Protectors must be adults of sound mind and can be the settlor, a beneficiary, a trustee, a corporation, company, a partnership, or a non-corporate group of natural persons. If more than one protector is appointed a majority consent is required for any actions, unless the trust deed provides otherwise.
Non-resident settlors transferring title to properties locate anywhere can feel secure that the Act prevents challenges seeking to set aside a transfer based upon a foreign country’s laws regarding inheritance or succession rights.
In addition, the Act also prevents such challenges based on another country’s laws restricting a person’s right to dispose of his or her properties during their lifetimes in order to preserve the properties for post-death distributions. Such laws are known as “forced heirship” and will not be recognized by the courts in Mauritius.

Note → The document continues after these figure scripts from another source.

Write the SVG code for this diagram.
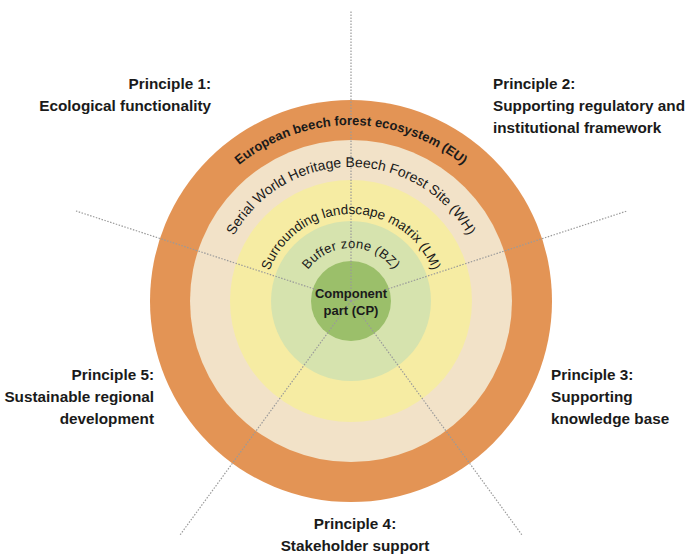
<svg xmlns="http://www.w3.org/2000/svg" xmlns:xlink="http://www.w3.org/1999/xlink" width="687" height="555" viewBox="0 0 687 555">
<style>
.lbl{font-family:"Liberation Sans",Arial,sans-serif;font-weight:bold;font-size:15.3px;fill:#1a1a1a}
.ring{font-family:"Liberation Sans",Arial,sans-serif;fill:#1a1a1a}
.dot{stroke:#9a9a9a;stroke-width:1.2;stroke-dasharray:1.5 1.5;fill:none}
</style>
<defs>
<path id="pEU" d="M351,477 A176,176 0 1 1 351,125 A176,176 0 1 1 351,477"/>
<path id="pWH" d="M351,435 A134,134 0 1 1 351,167 A134,134 0 1 1 351,435"/>
<path id="pLM" d="M351,388 A87,87 0 1 1 351,214 A87,87 0 1 1 351,388"/>
<path id="pBZ" d="M351,354 A53,53 0 1 1 351,248 A53,53 0 1 1 351,354"/>
</defs>
<rect width="687" height="555" fill="#ffffff"/>
<g id="ring-EU"><circle cx="351" cy="301" r="201" fill="#E39455"/></g>
<g id="ring-WH"><circle cx="351" cy="301" r="161" fill="#F2E2C8"/></g>
<g id="ring-LM"><circle cx="351" cy="301" r="121" fill="#F6ECA3"/></g>
<g id="ring-BZ"><circle cx="351" cy="301" r="80" fill="#D6E3AE"/></g>
<g id="ring-CP"><circle cx="351" cy="301" r="40" fill="#9BBF6A"/></g>
<g id="connectors">
<line class="dot" x1="351" y1="301" x2="351" y2="10"/>
<line class="dot" x1="351" y1="301" x2="76" y2="211"/>
<line class="dot" x1="351" y1="301" x2="627" y2="211"/>
<line class="dot" x1="351" y1="301" x2="180" y2="535"/>
<line class="dot" x1="351" y1="301" x2="522" y2="535"/>
</g>
<g id="label-EU"><text class="ring" font-size="13" font-weight="bold"><textPath xlink:href="#pEU" href="#pEU" startOffset="50%" text-anchor="middle">European beech forest ecosystem (EU)</textPath></text></g>
<g id="label-WH"><text class="ring" font-size="14"><textPath xlink:href="#pWH" href="#pWH" startOffset="50%" text-anchor="middle">Serial World Heritage Beech Forest Site (WH)</textPath></text></g>
<g id="label-LM"><text class="ring" font-size="13.5"><textPath xlink:href="#pLM" href="#pLM" startOffset="50%" text-anchor="middle">Surrounding landscape matrix (LM)</textPath></text></g>
<g id="label-BZ"><text class="ring" font-size="13" letter-spacing="0.3"><textPath xlink:href="#pBZ" href="#pBZ" startOffset="50%" text-anchor="middle">Buffer zone (BZ)</textPath></text></g>
<g id="label-CP"><text class="ring" font-size="13" font-weight="bold" text-anchor="middle"><tspan x="351" y="298">Component</tspan><tspan x="351" y="315">part (CP)</tspan></text></g>
<g id="principle-1"><text class="lbl" text-anchor="end"><tspan x="211" y="89">Principle 1:</tspan><tspan x="211" y="111">Ecological functionality</tspan></text></g>
<g id="principle-2"><text class="lbl"><tspan x="493" y="89">Principle 2:</tspan><tspan x="493" y="111">Supporting regulatory and</tspan><tspan x="493" y="133">institutional framework</tspan></text></g>
<g id="principle-3"><text class="lbl"><tspan x="551" y="380">Principle 3:</tspan><tspan x="551" y="402">Supporting</tspan><tspan x="551" y="424">knowledge base</tspan></text></g>
<g id="principle-4"><text class="lbl" text-anchor="middle"><tspan x="355" y="529">Principle 4:</tspan><tspan x="355" y="551">Stakeholder support</tspan></text></g>
<g id="principle-5"><text class="lbl" text-anchor="end"><tspan x="154" y="380">Principle 5:</tspan><tspan x="154" y="402">Sustainable regional</tspan><tspan x="154" y="424">development</tspan></text></g>
</svg>
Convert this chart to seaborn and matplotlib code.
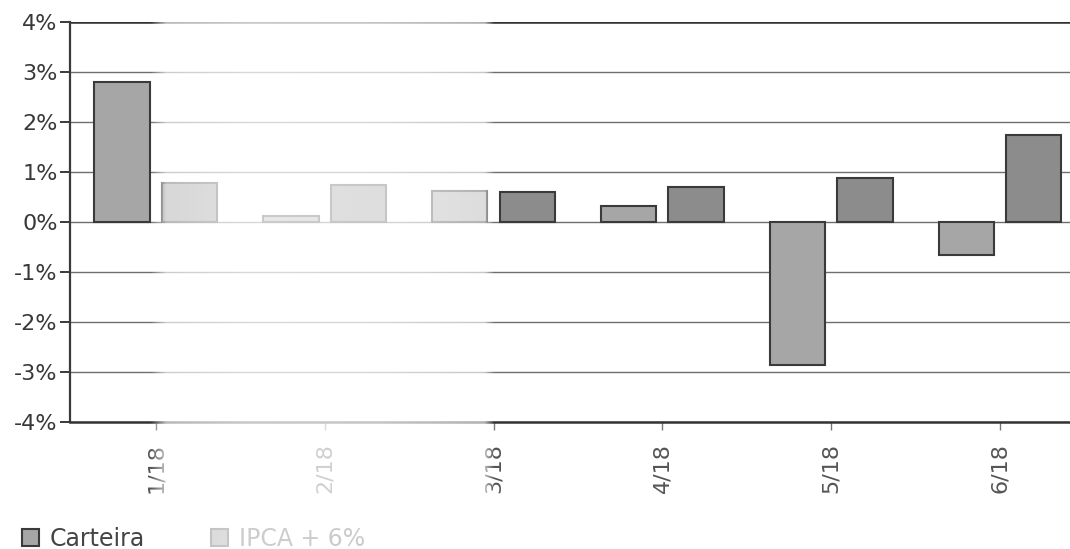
import numpy as np
import pandas as pd
import matplotlib
matplotlib.use("Agg")
import matplotlib.pyplot as plt
import seaborn as sns

# Monthly returns (%) by series
meses = ["1/18", "2/18", "3/18", "4/18", "5/18", "6/18"]
carteira = [2.81, 0.12, 0.63, 0.32, -2.86, -0.65]
ipca_6 = [0.79, 0.74, 0.60, 0.71, 0.89, 1.75]
series = ["Carteira", "IPCA + 6%"]
y_ticks = [-4, -3, -2, -1, 0, 1, 2, 3, 4]

df = pd.DataFrame({
    "mes": meses * 2,
    "valor": carteira + ipca_6,
    "serie": [series[0]] * len(meses) + [series[1]] * len(meses),
})

sns.set_theme(style="white")
plt.rcParams["font.family"] = ["DejaVu Sans"]

W, H, DPI = 1070, 549, 100
fig = plt.figure(figsize=(W / DPI, H / DPI), dpi=DPI)
ax = fig.add_axes([70 / W, 1 - 422 / H, 1 - 70 / W, 400 / H])

palette = {series[0]: "#a6a6a6", series[1]: "#8c8c8c"}
sns.barplot(data=df, x="mes", y="valor", hue="serie", order=meses,
            hue_order=series, palette=palette, width=0.8, gap=0.18,
            edgecolor="#3a3a3a", linewidth=1.5, saturation=1, ax=ax)

ax.set_ylim(-4, 4)
ax.set_xlim(-0.509, 5.415)
ax.set_yticks(y_ticks)
ax.set_yticklabels([f"{v}%" for v in y_ticks], fontsize=16, color="#383838")
ax.set_xticks(range(len(meses)))
ax.set_xticklabels(meses, rotation=90, fontsize=16, color="#555555")
ax.set_xlabel("")
ax.set_ylabel("")

ax.set_axisbelow(True)
ax.yaxis.grid(True, color="#6e6e6e", linewidth=1.0)
ax.axhline(4, color="#333333", linewidth=1.8, zorder=1)

for side in ("top", "right"):
    ax.spines[side].set_visible(False)
ax.spines["left"].set_color("#3a3a3a")
ax.spines["left"].set_linewidth(1.6)
ax.spines["bottom"].set_color("#333333")
ax.spines["bottom"].set_linewidth(1.8)
ax.tick_params(axis="y", direction="out", length=7, width=1.4, color="#3a3a3a", pad=2, left=True)
ax.tick_params(axis="x", direction="out", length=6, width=1.0, color="#777777", pad=9, bottom=True)

handles, labels = ax.get_legend_handles_labels()
ax.legend_.remove()
leg = fig.legend(handles, labels, loc="lower left", bbox_to_anchor=(8 / W, -16 / H),
                 ncol=2, frameon=False, fontsize=17, handlelength=0.72,
                 handleheight=0.72, handletextpad=0.45, columnspacing=2.8,
                 borderaxespad=0.2)
for t in leg.get_texts():
    t.set_color("#444444")

# washed-out vertical band across the left-middle of the sheet
px = np.arange(W)
alpha = np.interp(px, [0, 150, 166, 250, 380, 484, 494, W - 1],
                  [0, 0, 0.66, 0.74, 0.72, 0.62, 0, 0])
overlay = np.ones((2, W, 4))
overlay[..., 3] = alpha[None, :]
hax = fig.add_axes([0, 0, 1, 1], zorder=20)
hax.imshow(overlay, extent=(0, W, 0, H), aspect="auto", interpolation="bilinear")
hax.set_xlim(0, W)
hax.set_ylim(0, H)
hax.axis("off")

fig.savefig("out.png", dpi=DPI)
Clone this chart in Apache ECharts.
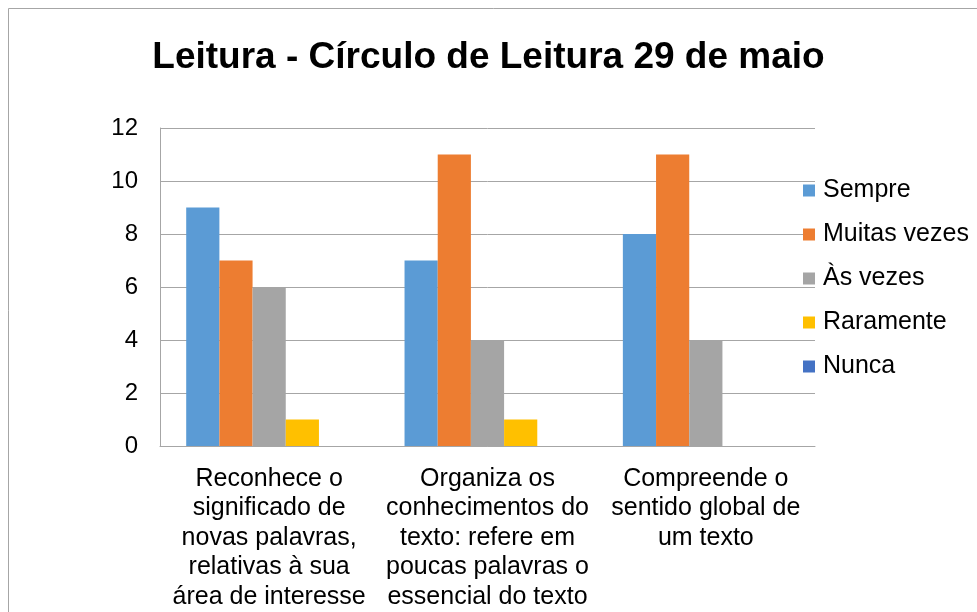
<!DOCTYPE html>
<html>
<head>
<meta charset="utf-8">
<script src="https://cdn.jsdelivr.net/npm/echarts@6/dist/echarts.min.js"></script>
<style>html,body{margin:0;padding:0;background:#fff}#c{width:977px;height:612px}</style>
</head>
<body>
<div id="c"></div>
<script>
const title = 'Leitura - Círculo de Leitura 29 de maio';
const categories = [
  'Reconhece o\nsignificado de\nnovas palavras,\nrelativas à sua\nárea de interesse',
  'Organiza os\nconhecimentos do\ntexto: refere em\npoucas palavras o\nessencial do texto',
  'Compreende o\nsentido global de\num texto'
];
const seriesNames = ['Sempre', 'Muitas vezes', 'Às vezes', 'Raramente', 'Nunca'];
const sempre = [9, 7, 8];
const muitasVezes = [7, 11, 11];
const asVezes = [6, 4, 4];
const raramente = [1, 1, 0];
const nunca = [0, 0, 0];
const colors = ['#5B9BD5', '#ED7D31', '#A5A5A5', '#FFC000', '#4472C4'];
const yTicks = [0, 2, 4, 6, 8, 10, 12];

const values = [sempre, muitasVezes, asVezes, raramente, nunca];
const font = 'Liberation Sans, Arial, sans-serif';
const chart = echarts.init(document.getElementById('c'), null, {renderer: 'canvas'});
chart.setOption({
  animation: false,
  backgroundColor: '#fff',
  color: colors,
  graphic: [{
    type: 'rect', silent: true,
    shape: {x: 8.5, y: 8.5, width: 1100, height: 800},
    style: {fill: 'none', stroke: '#A6A6A6', lineWidth: 1}
  }],
  title: {
    text: title, left: 'center', top: 34,
    textStyle: {fontFamily: font, fontSize: 37, fontWeight: 'bold', color: '#000'}
  },
  legend: {
    orient: 'vertical', left: 803, top: 178, padding: 0,
    itemWidth: 12, itemHeight: 12, itemGap: 19,
    icon: 'rect',
    textStyle: {fontFamily: font, fontSize: 25, color: '#000', lineHeight: 25, padding: [0, 0, 0, 3]},
    data: seriesNames
  },
  grid: {left: 160, top: 128, right: 162, bottom: 166, containLabel: false},
  xAxis: {
    type: 'category', data: categories,
    axisLine: {show: true, lineStyle: {color: '#A6A6A6', width: 1}},
    axisTick: {show: false},
    axisLabel: {fontFamily: font, fontSize: 25, color: '#000', lineHeight: 29.5, margin: 18, interval: 0, align: 'center'}
  },
  yAxis: {
    type: 'value', min: yTicks[0], max: yTicks[yTicks.length - 1], interval: 2,
    axisLine: {show: true, lineStyle: {color: '#A6A6A6', width: 1}},
    axisTick: {show: false},
    splitLine: {show: true, lineStyle: {color: '#A6A6A6', width: 1}},
    axisLabel: {fontFamily: font, fontSize: 24, color: '#000', margin: 22}
  },
  series: seriesNames.map((n, i) => ({
    name: n, type: 'bar', data: values[i],
    barGap: '0%', barCategoryGap: '24%',
    itemStyle: {color: colors[i]}
  }))
});
</script>
</body>
</html>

Domestic resident trusts pay income taxes on their profits. However, non-resident trusts where the settlor is a foreigner and all the beneficiaries are non-residents or the purpose for the trust is conducted totally outside of Mauritius, will be completely tax exempt.
Distributions made to the beneficiaries will be treated as dividends to non-residents which are also exempt from income taxes.
Prior to the end of each tax year, the trust must file a Declaration of Non-Residency to the Director General of the Tax Authority to maintain its tax exempt status.
Note: U.S. taxpayers must reveal all income to their tax agencies like everyone residing in a country taxing world income.
Since trusts are not required to register with the government, there are no public records of any kind revealing the settlor’s and beneficiaries’ names or the type and location of trust assets.
Form a Mauritius Trust Conclusion
A Mauritius Trust has these benefits: total foreign ownership, privacy, no taxes, settlor control, asset protection, estate planning, and English as one of its official languages.